Jordan Bardella affiche le même sourire crispé, pour tenir le même discours. Devant les chefs d’entreprise, il vante son « pragmatisme » et assure que « le décideur ne sait pas mieux que l’entrepreneur », le tout pour « rassurer » les patrons. La campagne des européennes du président du Rassemblement national a été rythmée par ces rencontres avec les mouvements patronaux, peu médiatisées mais fondamentales dans la stratégie d’accession au pouvoir en 2027 du parti d’extrême droite. Au Medef, à la Confédération des PME, devant l’Union des entreprises de proximité (U2P), France Invest, Jordan Bardella s’est lancé dans une grande opération séduction des patrons.
Une allégeance au patronat pour gagner en crédibilité
La tête de liste RN dit oui à tout, aux invitations comme aux revendications. « Le RN, dont le programme économique est flou et changeant, adopte la stratégie du râteau : il prend toutes les idées, en déclarant qu’il est d’accord avec tout ce que disent les entrepreneurs », observe Dominique Seux, directeur délégué de la rédaction des « Échos ».

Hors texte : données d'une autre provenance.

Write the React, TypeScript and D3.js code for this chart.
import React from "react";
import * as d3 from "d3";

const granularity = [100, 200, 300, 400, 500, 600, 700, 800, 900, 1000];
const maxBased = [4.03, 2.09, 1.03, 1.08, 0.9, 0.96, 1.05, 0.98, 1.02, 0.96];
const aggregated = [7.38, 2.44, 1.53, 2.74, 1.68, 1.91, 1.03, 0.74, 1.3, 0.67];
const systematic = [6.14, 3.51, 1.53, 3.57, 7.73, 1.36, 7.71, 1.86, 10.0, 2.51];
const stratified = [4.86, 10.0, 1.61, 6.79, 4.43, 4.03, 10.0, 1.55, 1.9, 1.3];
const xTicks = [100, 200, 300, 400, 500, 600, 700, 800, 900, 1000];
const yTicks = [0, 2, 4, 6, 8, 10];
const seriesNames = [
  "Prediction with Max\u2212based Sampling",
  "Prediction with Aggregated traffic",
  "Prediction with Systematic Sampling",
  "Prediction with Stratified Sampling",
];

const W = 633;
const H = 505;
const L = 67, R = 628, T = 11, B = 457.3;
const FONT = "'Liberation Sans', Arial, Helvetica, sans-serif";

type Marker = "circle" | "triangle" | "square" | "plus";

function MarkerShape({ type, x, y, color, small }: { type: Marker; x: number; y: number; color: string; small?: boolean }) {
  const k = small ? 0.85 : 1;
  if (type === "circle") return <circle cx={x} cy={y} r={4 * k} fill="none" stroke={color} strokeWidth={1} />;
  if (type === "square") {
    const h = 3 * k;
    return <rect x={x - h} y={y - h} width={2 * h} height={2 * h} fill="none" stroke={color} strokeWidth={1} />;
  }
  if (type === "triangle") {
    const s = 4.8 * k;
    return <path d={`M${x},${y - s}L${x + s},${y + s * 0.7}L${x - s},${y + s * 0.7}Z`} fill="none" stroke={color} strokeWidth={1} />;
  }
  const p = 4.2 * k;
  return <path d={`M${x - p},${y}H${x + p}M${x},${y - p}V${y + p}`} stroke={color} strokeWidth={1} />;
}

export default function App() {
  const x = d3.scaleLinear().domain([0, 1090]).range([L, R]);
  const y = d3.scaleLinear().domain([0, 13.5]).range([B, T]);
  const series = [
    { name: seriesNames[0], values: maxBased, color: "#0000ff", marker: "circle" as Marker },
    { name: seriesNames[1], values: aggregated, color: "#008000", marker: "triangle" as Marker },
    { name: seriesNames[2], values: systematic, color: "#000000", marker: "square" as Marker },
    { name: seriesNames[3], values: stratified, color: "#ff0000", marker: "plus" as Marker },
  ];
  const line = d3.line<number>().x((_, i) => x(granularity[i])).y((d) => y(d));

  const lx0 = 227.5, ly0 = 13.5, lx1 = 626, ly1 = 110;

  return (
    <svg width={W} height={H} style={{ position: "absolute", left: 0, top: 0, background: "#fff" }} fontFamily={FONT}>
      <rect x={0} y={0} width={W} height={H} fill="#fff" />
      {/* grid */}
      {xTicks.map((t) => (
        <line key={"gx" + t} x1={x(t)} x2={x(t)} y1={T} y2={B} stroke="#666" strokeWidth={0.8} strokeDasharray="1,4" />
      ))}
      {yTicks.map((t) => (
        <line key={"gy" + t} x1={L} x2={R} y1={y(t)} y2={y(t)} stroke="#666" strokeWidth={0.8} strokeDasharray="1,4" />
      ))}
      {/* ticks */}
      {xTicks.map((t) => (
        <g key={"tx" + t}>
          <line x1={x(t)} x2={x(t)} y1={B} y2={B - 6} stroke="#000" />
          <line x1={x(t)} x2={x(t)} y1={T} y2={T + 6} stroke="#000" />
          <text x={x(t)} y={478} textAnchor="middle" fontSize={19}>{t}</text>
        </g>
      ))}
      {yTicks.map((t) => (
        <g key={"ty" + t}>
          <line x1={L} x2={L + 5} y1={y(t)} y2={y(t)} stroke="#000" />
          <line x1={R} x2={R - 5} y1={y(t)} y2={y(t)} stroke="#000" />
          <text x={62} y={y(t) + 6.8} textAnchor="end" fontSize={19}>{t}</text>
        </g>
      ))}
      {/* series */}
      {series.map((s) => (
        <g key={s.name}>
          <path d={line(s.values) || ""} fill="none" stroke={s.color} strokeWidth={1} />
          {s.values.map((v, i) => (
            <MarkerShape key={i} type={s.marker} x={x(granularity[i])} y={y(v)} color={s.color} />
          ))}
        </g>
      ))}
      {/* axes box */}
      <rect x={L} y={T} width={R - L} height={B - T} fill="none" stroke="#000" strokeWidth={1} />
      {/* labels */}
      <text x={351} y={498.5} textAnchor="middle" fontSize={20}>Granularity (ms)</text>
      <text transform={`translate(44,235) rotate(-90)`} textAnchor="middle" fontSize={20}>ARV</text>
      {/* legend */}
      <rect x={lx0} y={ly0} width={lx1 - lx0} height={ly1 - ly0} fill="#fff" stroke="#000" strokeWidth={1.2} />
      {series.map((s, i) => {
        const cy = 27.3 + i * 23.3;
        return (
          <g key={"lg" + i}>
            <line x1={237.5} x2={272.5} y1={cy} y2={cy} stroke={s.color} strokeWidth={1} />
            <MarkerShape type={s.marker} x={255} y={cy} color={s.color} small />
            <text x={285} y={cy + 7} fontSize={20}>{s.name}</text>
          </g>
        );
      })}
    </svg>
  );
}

L’enjeu, pour la formation d’extrême droite, est de gagner en crédibilité économique, pour paraître prête à gouverner avec les élites économiques. « Ce qui est frappant, c’est à quel point ils s’y prennent à l’avance, pour montrer une capacité de dialogue avec le patronat », s’étonne Bruno Cautrès, politologue au Cevipof. « Séduire les milieux d’affaires, au-delà de l’empire Bolloré, fait aussi partie de leur bataille culturelle. Ils espèrent en profiter en étant davantage invités dans les médias, voire soutenus par des éditocrates », ajoute le sociologue Ugo Palheta.

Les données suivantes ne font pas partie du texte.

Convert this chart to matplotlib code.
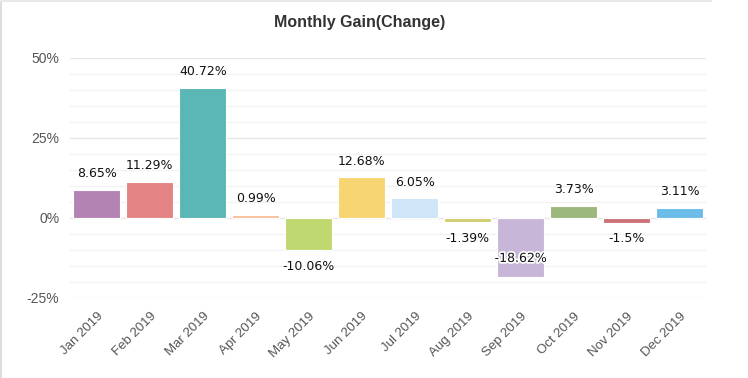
import matplotlib.pyplot as plt
import matplotlib.patheffects as pe
from matplotlib.lines import Line2D
from matplotlib.ticker import MultipleLocator, FuncFormatter

months = ["Jan 2019", "Feb 2019", "Mar 2019", "Apr 2019", "May 2019", "Jun 2019",
          "Jul 2019", "Aug 2019", "Sep 2019", "Oct 2019", "Nov 2019", "Dec 2019"]
gains = [8.65, 11.29, 40.72, 0.99, -10.06, 12.68, 6.05, -1.39, -18.62, 3.73, -1.5, 3.11]
labels = ["8.65%", "11.29%", "40.72%", "0.99%", "-10.06%", "12.68%",
          "6.05%", "-1.39%", "-18.62%", "3.73%", "-1.5%", "3.11%"]
colors = ["#b384b3", "#e48383", "#5bb7b5", "#f9c09a", "#c0d870", "#f8d573",
          "#cfe6f8", "#d1cf70", "#c8b6d8", "#9db87c", "#cc737a", "#6bbce8"]

plt.rcParams['font.family'] = ['Liberation Sans', 'DejaVu Sans']

fig = plt.figure(figsize=(7.48, 3.78), dpi=100)
ax = fig.add_axes([0.094, 0.212, 0.85, 0.635])

x = range(len(months))
ax.bar(x, gains, width=0.88, color=colors, edgecolor="white", linewidth=0.8, zorder=3)

ax.set_xlim(-0.5, 11.5)
ax.set_ylim(-25, 50)

# value labels
for i, (v, lab) in enumerate(zip(gains, labels)):
    if v >= 0:
        ax.annotate(lab, (i, v), xytext=(0, 7), textcoords="offset points",
                    ha="center", va="bottom", fontsize=9, family="DejaVu Sans",
                    color="#111111", zorder=5)
    elif v < -15:
        # no room below, label goes inside the bar
        ax.annotate(lab, (i, v), xytext=(0, 9), textcoords="offset points",
                    ha="center", va="bottom", fontsize=9, family="DejaVu Sans",
                    color="#111111", zorder=5,
                    path_effects=[pe.withStroke(linewidth=2.5, foreground="white")])
    else:
        ax.annotate(lab, (i, v), xytext=(0, -7), textcoords="offset points",
                    ha="center", va="top", fontsize=9, family="DejaVu Sans",
                    color="#111111", zorder=5)

ax.yaxis.set_major_locator(MultipleLocator(25))
ax.yaxis.set_minor_locator(MultipleLocator(5))
ax.yaxis.set_major_formatter(FuncFormatter(lambda v, p: "%d%%" % v))
ax.grid(axis="y", which="major", color="#e6e6e6", linewidth=1, zorder=0)
ax.grid(axis="y", which="minor", color="#f3f3f3", linewidth=1, zorder=0)

ax.set_xticks(list(x))
ax.set_xticklabels(months, rotation=45, ha="right", rotation_mode="anchor")
ax.tick_params(axis="x", length=0, pad=9, labelsize=9.5, labelcolor="#555555")
ax.tick_params(axis="y", which="both", length=0, pad=8, labelsize=10, labelcolor="#555555")

for s in ax.spines.values():
    s.set_visible(False)

fig.text(0.481, 0.94, "Monthly Gain(Change)", ha="center", va="center",
         fontsize=11.5, fontweight="bold", color="#333333")

# thin frame on the left and top like the screenshot
fig.add_artist(Line2D([0.002, 0.002], [0, 0.995], color="#dddddd", linewidth=1.5))
fig.add_artist(Line2D([0, 0.95], [0.997, 0.997], color="#e8e8e8", linewidth=1.5))

fig.savefig("out.png", dpi=100)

Vincent Bolloré, avec ses médias dédiés à la diffusion des idées extrémistes, n’est sans doute pas une exception. De nombreux signaux indiquent que le ralliement des patrons à l’extrême droite en est à ses balbutiements.
Lors du débat organisé par le mouvement Ethic le 5 avril, les quelque 150 chefs d’entreprise présents ont été invités à dire lequel des neuf candidats présents les avait le plus convaincus. Largement en tête, Jordan Bardella a devancé Marion Maréchal (Reconquête), suivie de François-Xavier Bellamy. « Nous assistons à une bascule effrayante », en conclut Samia Jaber, en sixième position sur la liste de Léon Deffontaines (PCF) aux élections européennes, qu’elle représentait lors de ce débat.